-- start --
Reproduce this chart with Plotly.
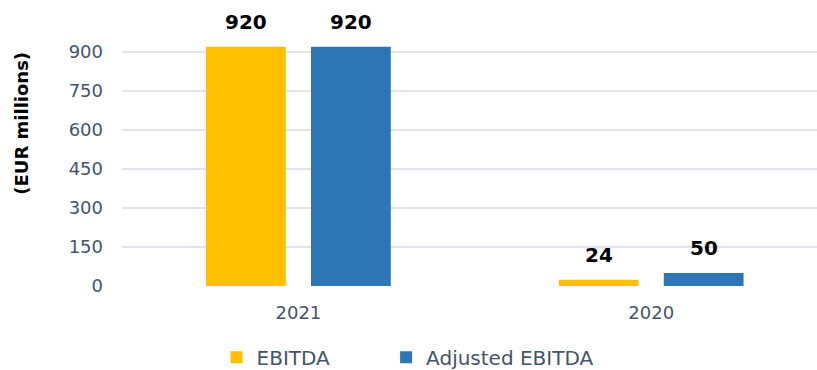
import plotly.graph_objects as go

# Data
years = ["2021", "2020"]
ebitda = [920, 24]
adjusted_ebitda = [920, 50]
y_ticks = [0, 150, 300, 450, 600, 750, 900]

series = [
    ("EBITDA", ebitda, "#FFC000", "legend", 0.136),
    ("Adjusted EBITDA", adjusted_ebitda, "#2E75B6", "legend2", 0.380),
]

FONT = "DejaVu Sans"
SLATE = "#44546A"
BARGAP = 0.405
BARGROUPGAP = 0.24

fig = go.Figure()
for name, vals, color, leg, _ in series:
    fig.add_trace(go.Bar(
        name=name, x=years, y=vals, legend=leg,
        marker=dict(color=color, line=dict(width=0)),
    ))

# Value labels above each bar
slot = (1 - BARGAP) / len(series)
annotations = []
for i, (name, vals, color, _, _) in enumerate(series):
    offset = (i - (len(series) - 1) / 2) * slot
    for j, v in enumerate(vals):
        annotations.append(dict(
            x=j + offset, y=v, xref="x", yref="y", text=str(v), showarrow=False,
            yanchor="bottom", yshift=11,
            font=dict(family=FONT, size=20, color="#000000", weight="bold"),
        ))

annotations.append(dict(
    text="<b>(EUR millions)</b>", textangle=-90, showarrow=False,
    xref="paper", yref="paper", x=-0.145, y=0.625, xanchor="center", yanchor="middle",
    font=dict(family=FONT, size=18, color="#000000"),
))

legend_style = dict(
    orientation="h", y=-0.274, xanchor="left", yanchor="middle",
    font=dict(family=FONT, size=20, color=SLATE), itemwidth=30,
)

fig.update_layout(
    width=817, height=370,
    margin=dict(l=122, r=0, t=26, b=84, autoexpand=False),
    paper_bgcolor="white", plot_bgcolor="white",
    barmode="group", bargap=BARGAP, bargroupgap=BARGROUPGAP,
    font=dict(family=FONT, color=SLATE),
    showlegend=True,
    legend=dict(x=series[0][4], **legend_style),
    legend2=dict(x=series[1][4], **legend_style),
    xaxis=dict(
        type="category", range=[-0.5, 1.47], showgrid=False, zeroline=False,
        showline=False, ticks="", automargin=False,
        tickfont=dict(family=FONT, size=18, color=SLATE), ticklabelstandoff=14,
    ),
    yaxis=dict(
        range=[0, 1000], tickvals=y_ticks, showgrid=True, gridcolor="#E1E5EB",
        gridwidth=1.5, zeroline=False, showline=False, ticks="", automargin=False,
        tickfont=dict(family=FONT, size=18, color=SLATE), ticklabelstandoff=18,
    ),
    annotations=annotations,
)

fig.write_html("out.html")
-- end --
• **Task to carry out**
Every line is to be duplicated exactly, though pictures stay out.

• **Complete answer**
Reproduce this chart with Plotly.
import plotly.graph_objects as go

# Data
years = ["2021", "2020"]
ebitda = [920, 24]
adjusted_ebitda = [920, 50]
y_ticks = [0, 150, 300, 450, 600, 750, 900]

series = [
    ("EBITDA", ebitda, "#FFC000", "legend", 0.136),
    ("Adjusted EBITDA", adjusted_ebitda, "#2E75B6", "legend2", 0.380),
]

FONT = "DejaVu Sans"
SLATE = "#44546A"
BARGAP = 0.405
BARGROUPGAP = 0.24

fig = go.Figure()
for name, vals, color, leg, _ in series:
    fig.add_trace(go.Bar(
        name=name, x=years, y=vals, legend=leg,
        marker=dict(color=color, line=dict(width=0)),
    ))

# Value labels above each bar
slot = (1 - BARGAP) / len(series)
annotations = []
for i, (name, vals, color, _, _) in enumerate(series):
    offset = (i - (len(series) - 1) / 2) * slot
    for j, v in enumerate(vals):
        annotations.append(dict(
            x=j + offset, y=v, xref="x", yref="y", text=str(v), showarrow=False,
            yanchor="bottom", yshift=11,
            font=dict(family=FONT, size=20, color="#000000", weight="bold"),
        ))

annotations.append(dict(
    text="<b>(EUR millions)</b>", textangle=-90, showarrow=False,
    xref="paper", yref="paper", x=-0.145, y=0.625, xanchor="center", yanchor="middle",
    font=dict(family=FONT, size=18, color="#000000"),
))

legend_style = dict(
    orientation="h", y=-0.274, xanchor="left", yanchor="middle",
    font=dict(family=FONT, size=20, color=SLATE), itemwidth=30,
)

fig.update_layout(
    width=817, height=370,
    margin=dict(l=122, r=0, t=26, b=84, autoexpand=False),
    paper_bgcolor="white", plot_bgcolor="white",
    barmode="group", bargap=BARGAP, bargroupgap=BARGROUPGAP,
    font=dict(family=FONT, color=SLATE),
    showlegend=True,
    legend=dict(x=series[0][4], **legend_style),
    legend2=dict(x=series[1][4], **legend_style),
    xaxis=dict(
        type="category", range=[-0.5, 1.47], showgrid=False, zeroline=False,
        showline=False, ticks="", automargin=False,
        tickfont=dict(family=FONT, size=18, color=SLATE), ticklabelstandoff=14,
    ),
    yaxis=dict(
        range=[0, 1000], tickvals=y_ticks, showgrid=True, gridcolor="#E1E5EB",
        gridwidth=1.5, zeroline=False, showline=False, ticks="", automargin=False,
        tickfont=dict(family=FONT, size=18, color=SLATE), ticklabelstandoff=18,
    ),
    annotations=annotations,
)

fig.write_html("out.html")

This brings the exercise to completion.